Mindesttarife wären für alle, die sich für einen ausgewogenen, klimafreundlichen Mobilitätsmix in großen Städten einsetzen, eine schlechte Nachricht, meint er. „Sicher gibt es auch andere Faktoren. Doch es stimmt, wenn man sagt, dass Unternehmen wie wir mit unseren Mobilitätsangeboten dazu beigetragen haben, dass die Pkw-Dichte in Berlin deutlich niedriger ist als anderswo“, stellt Hahn fest. „Klar ist: Städte, die Mindesttarife einführen, sind für eine Expansion weniger attraktiv als andere.“
Verstoßen die Partnerunternehmen im Umland gegen das Gesetz?
In Berlin hat die Verwaltung auf Kritik der Taxibranche und Politikern wie dem SPD-Abgeordneten Tino Schopf reagiert. Folge ist, dass das Landesamt für Bürger- und Ordnungsangelegenheiten (Labo) restriktiver als früher vorgeht. Anträge auf Mietwagenkonzessionen werden intensiver geprüft und nicht selten abgelehnt. Mietwagenbetreiber müssen öfter als bisher mit Überprüfungen rechnen. Unternehmen reagieren darauf, indem sie ins Berliner Umland ausweichen und von dort Autos schicken – was wiederum die Taxibranche argwöhnen lässt, dass gegen die im Personenbeförderungsgesetz festgelegte Rückkehrpflicht verstoßen wird.
Sie sieht vor, dass Mietwagen nach jeder Fahrt zum Betriebssitz zurückkehren müssen, sofern kein neuer Auftrag vorliegt. Doch bei Bolt geht man nicht von Verstößen aus. „Die Nachfrage ist so groß, dass auch die Fahrzeuge aus dem Umland in der Regel unmittelbar nach jeder Fahrt einen weiteren Fahrtauftrag ausführen“, erklärt Christoph Hahn. „Das zeigen unsere Zahlen zur durchschnittlichen Auslastung. In Berlin sind die Autos, die für Bolt unterwegs sind, zeitlich zu 85 Prozent ausgelastet. Das heißt: Pro Stunde stehen sie im Durchschnitt acht Minuten still, 52 Minuten sind sie mit Fahrgästen in Bewegung.“
Auch Brandenburg ist für Bolt interessant
Teile von Brandenburg seien auch aus einem anderen Grund im Fokus: „Dünn besiedelte ländliche Gegenden sind für Unternehmen wie uns nicht interessant. Im Berliner Umland und in größeren Brandenburger Städten wie Potsdam, Cottbus oder Eberswalde sieht das anders aus“, erklärt der Bolt-Manager.
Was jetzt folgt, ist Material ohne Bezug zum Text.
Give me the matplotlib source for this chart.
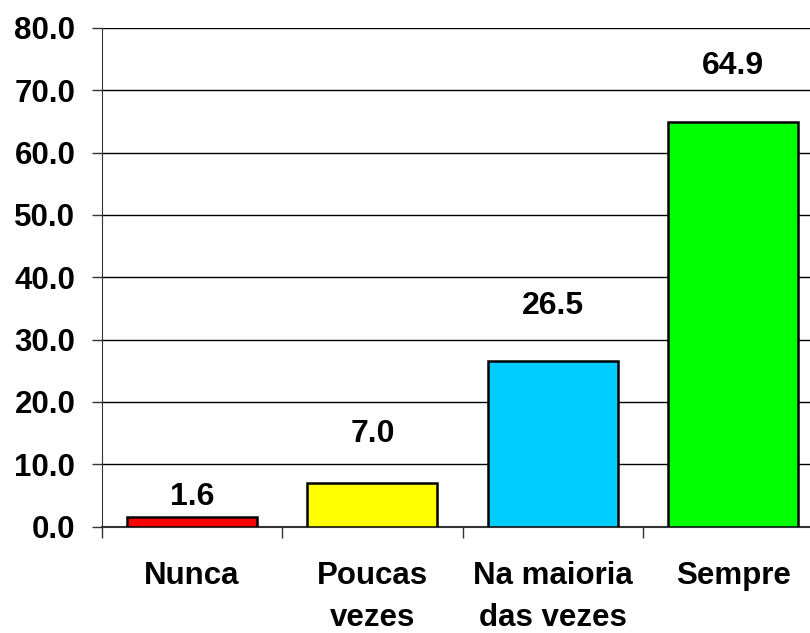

Bolt hat in Deutschland nach eigenen Angaben rund 400.000 aktive Kunden. Außer Ride-Hailing bietet das Unternehmen auch Mikromobilität mit rund 60.000 Zweirädern an – E-Scooter und Fahrräder. Car-Sharing in Berlin und (mit Partnern) in anderen deutschen Städten ist ein weiterer Geschäftsbereich – insgesamt 20.000 Autos. International ist Bolt in mehr als 50 Ländern aktiv.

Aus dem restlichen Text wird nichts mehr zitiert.